Does Wi-Fi signal strength affect bandwidth?

I have AT&T DSL. The service offers up to 12mbps. My desktop has a clear line of sight to my wireless router. Speedtest.net from the desktop consistently gets around 11.5mbps. When I got to my bedroom, it’s exactly the same distance from the router, but there is 1 wall between my laptop and the router. From my laptop, I usually get around 5mbps. Very occasionally I will test at get 8mbps.

Could this be some type of setting on my laptop, or is that 1 wall cutting my bandwidth nearly in half?

The WiFi protocols are defined to use dynamic rate scaling. So if you have poor signal it will automatically lower your throughput to help manage lost packets and such things. So yes, by design, a low signal connection will be slower than one with a good connection.

In my experience, it’s entirely possible that the wall between is diminishing your throughput that much.

Why not put the laptop next to the desktop and find out empirically that the wall is in fact degrading the signal? (it is)

So the wall is the problem. How do I get my full bandwidth in my bedroom?

You might have a full bandwidth signal but there are going to be a significant number of packets with errors. So your computer has to re-fetch those packets instead of moving on to the next one.

It’s not that simple, though. A weak signal, in the absense of interference, can transmit just as much information as a strong one. The problem occurs because a weaker signal is easier to “lose” in the background noise, meaning dropped packets, etc.

Furthermore, you never get the full bandwidth of a connection – 100baseT might only give you 80mbps even with only two machines directly connected. Collisions, NIC speed, cpu speed, traffic shape/type, and a host of other factors all have an effect on overall bandwidth.

It is likely that the wall attenuates the signal a bit, but it also might be that the downstairs neighbor has a cordless phone under your room, or they use the microwave, or there is RF leakage from your TV, or your laptop wireless antenna is in a noisy spot, or something else.

Like others have said, move your laptop or whatever and see if the wall makes the sole difference, etc.

Also, depending on your wireless router, there is alternative firmware like Tomato that allows you to set your signal strength, so you can boost the gain on your router by about 250%.

As others have said, you can try changing the channel, adjusting your router antennas, or, (if you’re mostly in one direction from the router), add a reflector to it. this link lists all of those and more.

Get something like these. They use your powerlines in your house to extend your network.

Put one plug in a power socket close to your wireless router and connect it directly to your router using a ethernet cable. They put a plug in your bedroom and use a cable to connect that to your laptop in the bedroom.

Aternatively you can try to up the power on your wireless router. I did this by putting 3rd party firmware on it and setting it to 300% (it’s been working fine for a year now)

You can also buy a piece of kit to attch to your present wireless network and extend it, e.g. a Airport express.

Here’s a YouTube link to instructions on how to modify the basic wifi antenna on your router to a “super range extender” antenna. This will provide a benefit in all directions (on the same floor, anyway). I made the modification, and it did help.

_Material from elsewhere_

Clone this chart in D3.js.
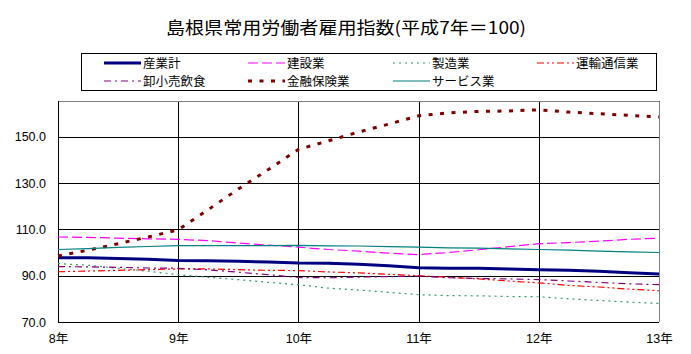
<!DOCTYPE html>
<html>
<head>
<meta charset="utf-8">
<script src="https://cdn.jsdelivr.net/npm/d3@7/dist/d3.min.js"></script>
<style>
  body { margin: 0; background: #fff; }
  text { font-family: "Liberation Sans", "Noto Sans CJK JP", sans-serif; }
</style>
</head>
<body>
<div id="chart"></div>
<script>
// quarterly positions, 平成8年 .. 平成13年
var periods = [8, 8.25, 8.5, 8.75, 9, 9.25, 9.5, 9.75, 10, 10.25, 10.5, 10.75,
               11, 11.25, 11.5, 11.75, 12, 12.25, 12.5, 12.75, 13];
var yearTicks = [8, 9, 10, 11, 12, 13];
var valueTicks = [70, 90, 110, 130, 150];

var sangyokei = [97.7, 97.7, 97.4, 97.1, 96.5, 96.4, 96.2, 95.9, 95.5, 95.4, 94.9, 94.3, 93.4, 93.2, 93.2, 92.9, 92.6, 92.3, 91.9, 91.3, 90.7];
var kensetsu = [106.7, 106.5, 106.2, 105.9, 105.7, 105.1, 104.1, 103.2, 102.3, 101.3, 100.6, 99.7, 99.1, 100.0, 101.2, 102.5, 103.8, 104.3, 104.9, 105.7, 106.2];
var seizo = [95.2, 94.5, 93.2, 91.9, 90.4, 89.3, 88.3, 87.1, 86.1, 84.6, 83.8, 82.8, 81.8, 81.4, 81.3, 81.0, 80.9, 80.0, 79.3, 78.6, 78.0];
var unyu = [91.7, 92.0, 92.3, 92.6, 92.9, 92.9, 92.6, 92.3, 92.2, 91.6, 91.2, 90.6, 90.0, 89.3, 88.6, 87.7, 86.9, 85.8, 85.1, 84.2, 83.5];
var oroshi = [93.9, 93.8, 93.6, 93.3, 93.2, 92.5, 91.5, 90.4, 89.2, 89.1, 89.4, 89.6, 89.8, 89.1, 88.8, 88.6, 88.3, 87.7, 87.1, 86.5, 86.1];
var kinyu = [98.5, 101.0, 103.8, 106.7, 109.8, 118.5, 127.4, 135.8, 144.5, 148.2, 152.0, 155.4, 159.0, 160.3, 160.9, 161.1, 161.6, 160.6, 159.9, 159.2, 158.5];
var service = [101.3, 101.7, 102.2, 102.6, 103.0, 103.0, 103.0, 103.0, 103.1, 102.9, 102.8, 102.5, 102.3, 102.0, 101.9, 101.6, 101.3, 101.0, 100.6, 100.3, 100.0];

var series = [
    {name: "産業計", values: sangyokei, color: "#000080", width: 3, dash: null},
    {name: "建設業", values: kensetsu, color: "#ff00ff", width: 1.2, dash: "10,4"},
    {name: "製造業", values: seizo, color: "#339966", width: 1.2, dash: "2,4"},
    {name: "運輸通信業", values: unyu, color: "#ff0000", width: 1.2, dash: "7,3,2,3,2,3"},
    {name: "卸小売飲食", values: oroshi, color: "#800080", width: 1.2, dash: "7,4,2,4"},
    {name: "金融保険業", values: kinyu, color: "#800000", width: 3, dash: "4,7.5"},
    {name: "サービス業", values: service, color: "#008080", width: 1.2, dash: null}
];

var W = 691, H = 354;
var plotLeft = 58, plotRight = 659, plotTop = 101, plotBottom = 322;

var svg = d3.select("#chart").append("svg")
        .attr("width", W)
        .attr("height", H);
svg.append("rect").attr("width", W).attr("height", H).attr("fill", "#fff");

svg.append("text")
        .attr("x", 346)
        .attr("y", 34)
        .attr("text-anchor", "middle")
        .attr("font-size", 17)
        .attr("textLength", 360)
        .attr("lengthAdjust", "spacingAndGlyphs")
        .style("font-family", "'Noto Sans CJK JP', sans-serif")
        .text("島根県常用労働者雇用指数(平成7年＝100)");

var x = d3.scaleLinear().domain([8, 13]).range([plotLeft, plotRight]);
var y = d3.scaleLinear().domain([70, 165.4]).range([plotBottom, plotTop]);

// gridlines + labels
var gy = svg.append("g")
        .attr("transform", "translate(" + plotLeft + ",0)")
        .call(d3.axisLeft(y).tickValues(valueTicks).tickSize(-(plotRight - plotLeft))
                .tickPadding(12).tickFormat(d3.format(".1f")));
gy.select(".domain").remove();
gy.selectAll("line").attr("stroke", "#000").attr("shape-rendering", "crispEdges");
gy.selectAll("text").attr("font-size", 12.5).attr("fill", "#000");

var gx = svg.append("g")
        .attr("transform", "translate(0," + plotBottom + ")")
        .call(d3.axisBottom(x).tickValues(yearTicks).tickSize(-(plotBottom - plotTop))
                .tickPadding(12).tickFormat(function (d) { return d + "年"; }));
gx.select(".domain").remove();
gx.selectAll("line").attr("stroke", "#000").attr("shape-rendering", "crispEdges");
gx.selectAll("text").attr("font-size", 12.5).attr("fill", "#000");

// plot frame: gray top/right, black left/bottom
svg.append("path")
        .attr("d", "M" + plotLeft + "," + (plotTop + 0.5) + "H" + (plotRight + 0.5) + "V" + plotBottom)
        .attr("fill", "none").attr("stroke", "#808080");
svg.append("path")
        .attr("d", "M" + (plotLeft + 0.5) + "," + plotTop + "V" + (plotBottom + 0.5) + "H" + plotRight)
        .attr("fill", "none").attr("stroke", "#000");

var line = d3.line()
        .x(function (d, i) { return x(periods[i]); })
        .y(function (d) { return y(d); });

var plot = svg.append("g");
series.forEach(function (s) {
    plot.append("path")
            .datum(s.values)
            .attr("fill", "none")
            .attr("stroke", s.color)
            .attr("stroke-width", s.width)
            .attr("stroke-dasharray", s.dash)
            .attr("d", line);
});

// legend
var legend = svg.append("g");
legend.append("rect")
        .attr("x", 81.5).attr("y", 53.5)
        .attr("width", 575).attr("height", 37)
        .attr("fill", "#fff").attr("stroke", "#000");

var colX = [104, 248, 393, 537];
var rowY = [63, 81];
var item = legend.selectAll(".item")
        .data(series)
        .enter().append("g")
        .attr("class", "item")
        .attr("transform", function (d, i) {
            return "translate(" + colX[i % 4] + "," + rowY[Math.floor(i / 4)] + ")";
        });
item.append("line")
        .attr("x1", 0).attr("x2", 37)
        .attr("stroke", function (d) { return d.color; })
        .attr("stroke-width", function (d) { return d.width; })
        .attr("stroke-dasharray", function (d) { return d.dash; });
item.append("text")
        .attr("x", 39)
        .attr("y", 4.5)
        .attr("font-size", 12.5)
        .style("font-family", "'Noto Sans CJK JP', sans-serif")
        .text(function (d) { return d.name; });
</script>
</body>
</html>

There is a fundamantal law of information transfer. This is Shannon’s Law. The information transfer rate can be no greater than the product of the bandwidth of the signal and its signal to noise ratio. Here the signal bandwidth means the range of frequencies the signal occupies, and is expressesed as the width of that range. For 802.11 protocols that bandwidth is almost universally 20MHz. Inside that 20MHz bandwidth the WiFi system uses a range of modulation techniques to get the data through. The signal to noise ratio is just that, the ratio of the signal strength you get at the receiver relative to the noise - where noise is defined as anything that isn’t the signal you want. So noise includes all interference from other devices, microwave ovens, radios, and the ever present thermal background noise.

Between them, that ratio of signal to noise, and the bandwidth of the signal, place a hard limit to the information transfer rate. The modulation techniques used for WiFi adapt themselves to work within that limit. They do this by constantly changing the use of many narrow channels created within the allotted bandwidth. If you drop the signal strength by moving further from the base station the signal to noise ratio will be affected. In the modern world is can go all over the place because you may move closer to, or further away from another source of interference, as well as simply dropping the signal strength. In a perfect world there is a base level of noise that you cannot get rid of, so even here, your signal to noise ratio will fall. Dropping signal strength can never be good.

Note, the use of bandwidth to denote information transfer rate is simply wrong. Very common, but wrong.

Id buy a couple 10db gain antennas for the router. Cheaper than powerline networking and you can return them if the signal doesnt go up as much as you like. Its also worth changing the channel on the router. Netstumbler can help you identify which channels are the least used in your area.

Assuming that the antennas don’t help (and I am not saying they won’t), you can also buy a wireless access point and attach it to one of the ethernet ports on the router (assuming you have these). Then you can place the WAP in your bedroom and get full wireless signal there. WAPs are typically less expensive than full-on routers of similar quality.